The Financial Conduct Authority has recently announced it will be scrutinising those responsible in providing high cost financial products. The City regulator has raised concerns about the impact of high default charges for missed repayments as well as above average interest rates for those taking out loans relating to catalogue buying, motor finance, rent-to-own and more, worrying about the impact these fees have on the most vulnerable in society, who often take out these financial products.
The short-term credit industry has been more strictly regulated since the FCA took over this industry in 2015, replacing the Office of Fair Trading, and implementing a number of new measures to ensure firm’s fair treatment of customers. These have included a daily price cap of 0.8% for companies in the payday loans sector as well as stricter authorisation requirements and a limit on default charges to £15, to help prevent customers falling into a spiral of debt.

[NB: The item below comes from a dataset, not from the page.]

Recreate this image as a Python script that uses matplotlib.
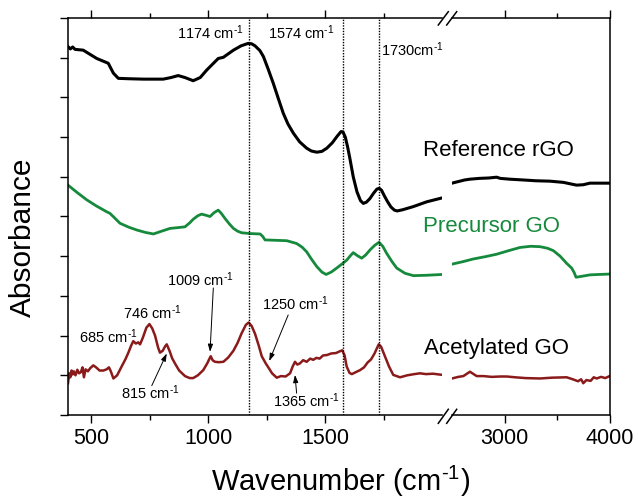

These new rulings have been notably successful so far, with reports showing fewer complaints for the payday loans sector since the FCA takeover, with 760,000 loans funded in 2017 compared to over 1.2 million in 2013. As a result, the FCA has stated that it will not be reviewing the payday loans sector again until 2020 due to the achievements that have been made.

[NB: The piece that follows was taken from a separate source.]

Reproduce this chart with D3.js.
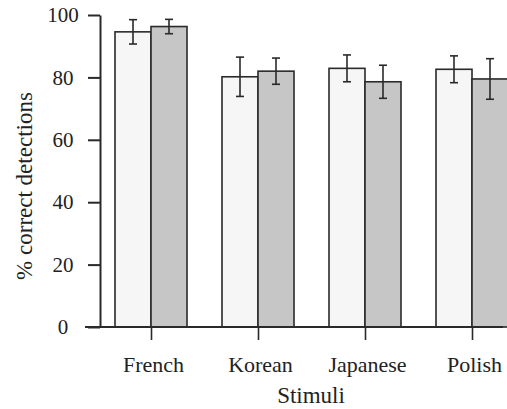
<!DOCTYPE html>
<html>
<head>
<meta charset="utf-8">
<script src="https://cdn.jsdelivr.net/npm/d3@7"></script>
<style>
  html, body { margin: 0; padding: 0; background: #fff; }
  svg { display: block; }
  text { font-family: "Liberation Serif", "Times New Roman", serif; fill: #222; }
</style>
</head>
<body>
<svg id="chart" width="507" height="409"></svg>
<script>
// Stimulus languages along the x axis
const categories = ["French", "Korean", "Japanese", "Polish"];
// Mean % correct detections for the two conditions (white and grey bars)
const whiteValues = [94.6, 80.2, 82.9, 82.6];
const greyValues  = [96.3, 82.0, 78.6, 79.5];
// Half-length of the error bars
const whiteErrors = [3.9, 6.3, 4.3, 4.3];
const greyErrors  = [2.3, 4.2, 5.3, 6.5];
// Y axis tick values
const yTicks = [0, 20, 40, 60, 80, 100];

const svg = d3.select("#chart");

const plot = { left: 100, right: 503, top: 15, bottom: 327 };
const barW = 36;

const y = d3.scaleLinear().domain([0, 100]).range([plot.bottom, plot.top]);
const x = d3.scalePoint().domain(categories).range([151, 472]);

const series = [
  { values: whiteValues, errors: whiteErrors, fill: "#f6f6f6", offset: -barW },
  { values: greyValues,  errors: greyErrors,  fill: "#c6c6c6", offset: 0 }
];

const ink = "#2a2a2a";

// Bars
series.forEach(s => {
  svg.append("g").selectAll("rect")
    .data(categories)
    .join("rect")
    .attr("x", (c) => x(c) + s.offset)
    .attr("y", (c, i) => y(s.values[i]))
    .attr("width", barW)
    .attr("height", (c, i) => y(0) - y(s.values[i]))
    .attr("fill", s.fill)
    .attr("stroke", ink)
    .attr("stroke-width", 1.6);
});

// Error bars
series.forEach(s => {
  const g = svg.append("g").attr("stroke", ink).attr("stroke-width", 1.6).attr("fill", "none");
  categories.forEach((c, i) => {
    const cx = x(c) + s.offset + barW / 2;
    const hi = y(s.values[i] + s.errors[i]);
    const lo = y(s.values[i] - s.errors[i]);
    g.append("line").attr("x1", cx).attr("x2", cx).attr("y1", hi).attr("y2", lo);
    g.append("line").attr("x1", cx - 4).attr("x2", cx + 4).attr("y1", hi).attr("y2", hi);
    g.append("line").attr("x1", cx - 4).attr("x2", cx + 4).attr("y1", lo).attr("y2", lo);
  });
});

// Y axis
const yAxis = svg.append("g")
  .attr("transform", `translate(${plot.left},0)`)
  .call(d3.axisLeft(y).tickValues(yTicks).tickSize(12).tickSizeOuter(0).tickPadding(0));
yAxis.select(".domain").attr("stroke", ink).attr("stroke-width", 2);
yAxis.selectAll(".tick line").attr("stroke", ink).attr("stroke-width", 2);
yAxis.selectAll(".tick text")
  .attr("x", -37)
  .attr("text-anchor", "middle")
  .attr("font-size", 21)
  .attr("font-family", "Liberation Serif")
  .attr("fill", "#222");

// X axis
const xAxis = svg.append("g")
  .attr("transform", `translate(0,${plot.bottom})`)
  .call(d3.axisBottom(x).tickSize(13).tickSizeOuter(0).tickPadding(16));
xAxis.select(".domain")
  .attr("d", `M${plot.left - 15},0H${plot.right}`)
  .attr("stroke", ink).attr("stroke-width", 2);
xAxis.selectAll(".tick line").attr("stroke", ink).attr("stroke-width", 1.6);
xAxis.selectAll(".tick text")
  .attr("font-size", 22)
  .attr("font-family", "Liberation Serif")
  .attr("fill", "#222")
  .attr("dx", 2);

// Axis titles
svg.append("text")
  .attr("transform", `translate(32,186) rotate(-90)`)
  .attr("text-anchor", "middle")
  .attr("font-size", 23)
  .text("% correct detections");

svg.append("text")
  .attr("x", 311)
  .attr("y", 403)
  .attr("text-anchor", "middle")
  .attr("font-size", 23)
  .text("Stimuli");
</script>
</body>
</html>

Nevertheless, the FCA has made it known its intention to implement stricter regulations in other high cost industries. One area of investigation will be unauthorised overdrafts. The FCA wants to clamp down on the high costs involved with these, which can often be far greater than the fees involved with payday loans that have come under much criticism. FOr example, an unauthorised overdraft may end up costing a customer as much as £6 each day, or £90 a month overall. In its review, the FCA has stated that its new proposals regarding unauthorised overdrafts are hoped to save customers up to £140 million each year.
Furthermore, the FCA has stated its desire to review the rent-to–own market, specifically the issues regarding the lack of price caps in this industry. To clarify, the rent-to-own market refers to individuals renting household products such as washing machines and TVs on credit, with the customer owning the product once the contract has ended. However, the FCA has raised concerns about these business models, as many companies in the rent-to-own market end up charging customers as much as £2,000 over time for a product that could be bought for just £300 if they were able to buy it outright.
Whilst this move by the FCA has been warmly welcomed by many, others have raised concerns that stricter regulations could end up wiping out catalogue and rent-to-own companies entirely, meaning the potential loss of employment for thousands. With that being said, the FCA has noted that the payday market has been able to continue operating despite the enforcement of new regulations, whilst also ensuring at the same time that customers receive fair treatment and are not taken advantage of by businesses, meaning that consumers are much better protected from high-cost credit rates than was previously the case.